One effect of the coronavirus pandemic has been to underscore how indispensable libraries and librarians are to academic work. On the one hand, the closure of libraries nationwide (including Harvard and the CHS) has put essential materials out of reach for many scholars; on the other hand, we have seen how resourceful librarians have been able to partner with publishers and other companies to put tremendous volumes of previously inaccessible material online for the duration of the crisis. As a lover of physical books, I would never wish to see the day when libraries close their stacks in favor of a completely electronic collection (something which would be nearly impossible to achieve, anyway). Nevertheless, perhaps it is inevitable that these few weeks or months (hopefully not more) will serve as a kind of inflection point in the way that libraries conceive of the nature of their collections and services. In the best-case scenario, the increasing availability of e-resources will help to democratize Classics as well as many other fields, particularly in the humanities, whose research materials are still heavily concentrated in a small number of elite libraries; in this new environment, projects such as the OGL will have an important role to play.
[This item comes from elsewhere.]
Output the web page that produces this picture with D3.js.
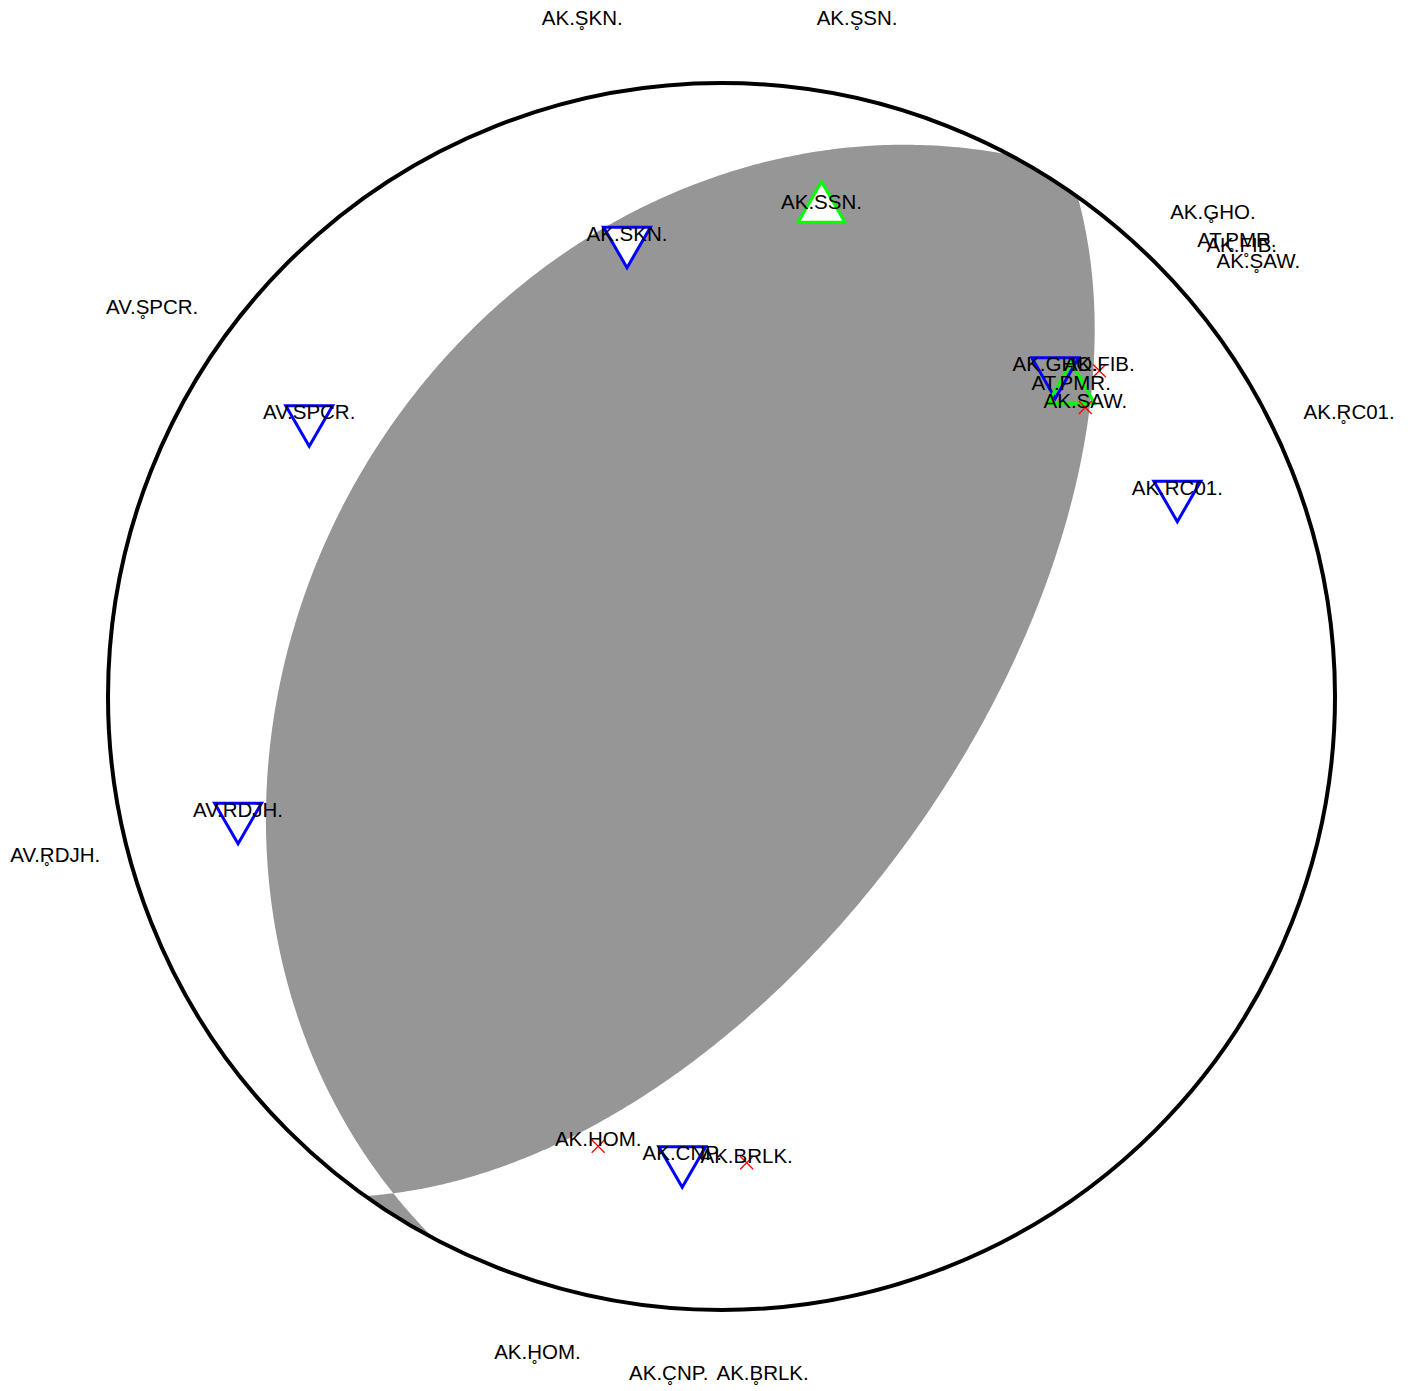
<!DOCTYPE html>
<html>
<head>
<meta charset="utf-8">
<script src="https://cdn.jsdelivr.net/npm/d3@7"></script>
<style>
  html, body { margin: 0; padding: 0; background: #ffffff; }
  svg { display: block; }
  text { font-family: "Liberation Sans", Arial, Helvetica, sans-serif; font-size: 20.5px; fill: #000; }
</style>
</head>
<body>
<script>
// ---- focal mechanism (nodal planes) ----
const planeStrikes = [208, 35.5];
const planeDips = [31.5, 58.5];

// ---- stations ----
const stationNames = ["AK.SSN", "AK.SKN", "AV.SPCR", "AV.RDJH", "AK.RC01", "AK.GHO", "AK.FIB", "AT.PMR", "AK.SAW", "AK.CNP", "AK.HOM", "AK.BRLK"];
const polarities   = ["U", "D", "D", "D", "D", "D", "X", "U", "X", "D", "X", "X"];
const markerFills  = ["white", "white", "white", "white", "white", "none", "none", "none", "none", "white", "none", "none"];
// positions inside the sphere (unit-circle coordinates, north up)
const innerX = [0.163, -0.154, -0.672, -0.788, 0.743, 0.544, 0.616, 0.570, 0.593, -0.064, -0.201, 0.041];
const innerY = [0.795, 0.743, 0.452, -0.196, 0.329, 0.530, 0.531, 0.500, 0.471, -0.756, -0.733, -0.760];
// positions of the outer labels
const outerX = [0.221, -0.227, -0.928, -1.086, 1.023, 0.801, 0.848, 0.840, 0.875, -0.086, -0.300, 0.067];
const outerY = [1.095, 1.095, 0.623, -0.269, 0.452, 0.779, 0.725, 0.733, 0.698, -1.114, -1.080, -1.114];

const W = 1412, H = 1391;
const svg = d3.select("body").append("svg").attr("width", W).attr("height", H);

const x = d3.scaleLinear().domain([-1, 1]).range([108, 1335]);
const y = d3.scaleLinear().domain([-1, 1]).range([1310, 83]);

const rad = Math.PI / 180;

function trace(strike, dip) {
  const pts = [];
  const phi = strike * rad, del = dip * rad;
  const s = [Math.cos(phi), Math.sin(phi), 0];
  const d = [Math.cos(del) * Math.cos(phi + Math.PI / 2), Math.cos(del) * Math.sin(phi + Math.PI / 2), Math.sin(del)];
  for (let i = 0; i <= 360; i++) {
    const lam = i / 2 * rad;
    const v = [0, 1, 2].map(k => Math.cos(lam) * s[k] + Math.sin(lam) * d[k]);
    const p = Math.asin(Math.max(-1, Math.min(1, v[2])));
    const az = Math.atan2(v[1], v[0]);
    const r = Math.SQRT2 * Math.sin((Math.PI / 2 - p) / 2);
    pts.push([r * Math.sin(az), r * Math.cos(az)]);
  }
  return pts;
}

function arc(az1, az2) {
  let diff = ((az2 - az1) % 360 + 540) % 360 - 180;
  const n = Math.max(2, Math.ceil(Math.abs(diff)));
  const pts = [];
  for (let i = 0; i <= n; i++) {
    const a = (az1 + diff * i / n) * rad;
    pts.push([Math.sin(a), Math.cos(a)]);
  }
  return pts;
}

const tA = trace(planeStrikes[0], planeDips[0]);
const tB = trace(planeStrikes[1], planeDips[1]);
const poly = []
  .concat(tA)
  .concat(arc(planeStrikes[0] + 180, planeStrikes[1]))
  .concat(tB)
  .concat(arc(planeStrikes[1] + 180, planeStrikes[0]));

const line = d3.line().x(d => x(d[0])).y(d => y(d[1]));

svg.append("path")
  .attr("d", line(poly) + "Z")
  .attr("fill", "#969696")
  .attr("stroke", "none");

svg.append("circle")
  .attr("cx", x(0)).attr("cy", y(0))
  .attr("r", x(1) - x(0))
  .attr("fill", "none")
  .attr("stroke", "#000")
  .attr("stroke-width", 4);

const stations = stationNames.map((n, i) => ({
  name: n, pol: polarities[i], fill: markerFills[i],
  ix: innerX[i], iy: innerY[i], ox: outerX[i], oy: outerY[i]
}));

const tri = d3.symbol().type(d3.symbolTriangle).size(950);

const g = svg.append("g");
stations.forEach(s => {
  const px = x(s.ix), py = y(s.iy);
  if (s.pol === "U") {
    g.append("path").attr("d", tri())
      .attr("transform", `translate(${px},${py})`)
      .attr("fill", s.fill).attr("stroke", "#00ff00").attr("stroke-width", 3);
  } else if (s.pol === "D") {
    g.append("path").attr("d", tri())
      .attr("transform", `translate(${px},${py}) rotate(180)`)
      .attr("fill", s.fill).attr("stroke", "#0000ff").attr("stroke-width", 3);
  } else {
    const k = 6.5;
    g.append("path")
      .attr("d", `M${px - k},${py - k}L${px + k},${py + k}M${px - k},${py + k}L${px + k},${py - k}`)
      .attr("stroke", "#ff0000").attr("stroke-width", 1.3).attr("fill", "none");
  }
});

const labels = svg.append("g");
stations.forEach(s => {
  labels.append("text")
    .attr("x", x(s.ix)).attr("y", y(s.iy))
    .attr("text-anchor", "middle")
    .text(s.name + ".");
  const parts = s.name.split(".");
  labels.append("text")
    .attr("x", x(s.ox)).attr("y", y(s.oy))
    .attr("text-anchor", "middle")
    .text(parts[0] + "." + parts[1][0] + "\u0325" + parts[1].slice(1) + ".");
});
</script>
</body>
</html>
But the universal restlessness shared by everyone after just three weeks on lockdown speaks to the vital importance of the day-to-day physical interactions facilitated by spaces such as the CHS, for which Zoom can never be an adequate substitute. So, let us hope that the era of “social distancing” will be a short one indeed.
Thank you for this, I enjoyed reading your thoughts and learning about your experiences. I too believe that a wholly electronic library can never fully serve Classics students, and I share your optimism about the possibilities online access brings to the future of the field. All the best from a small virtual classics library in Lincoln, UK. Take care.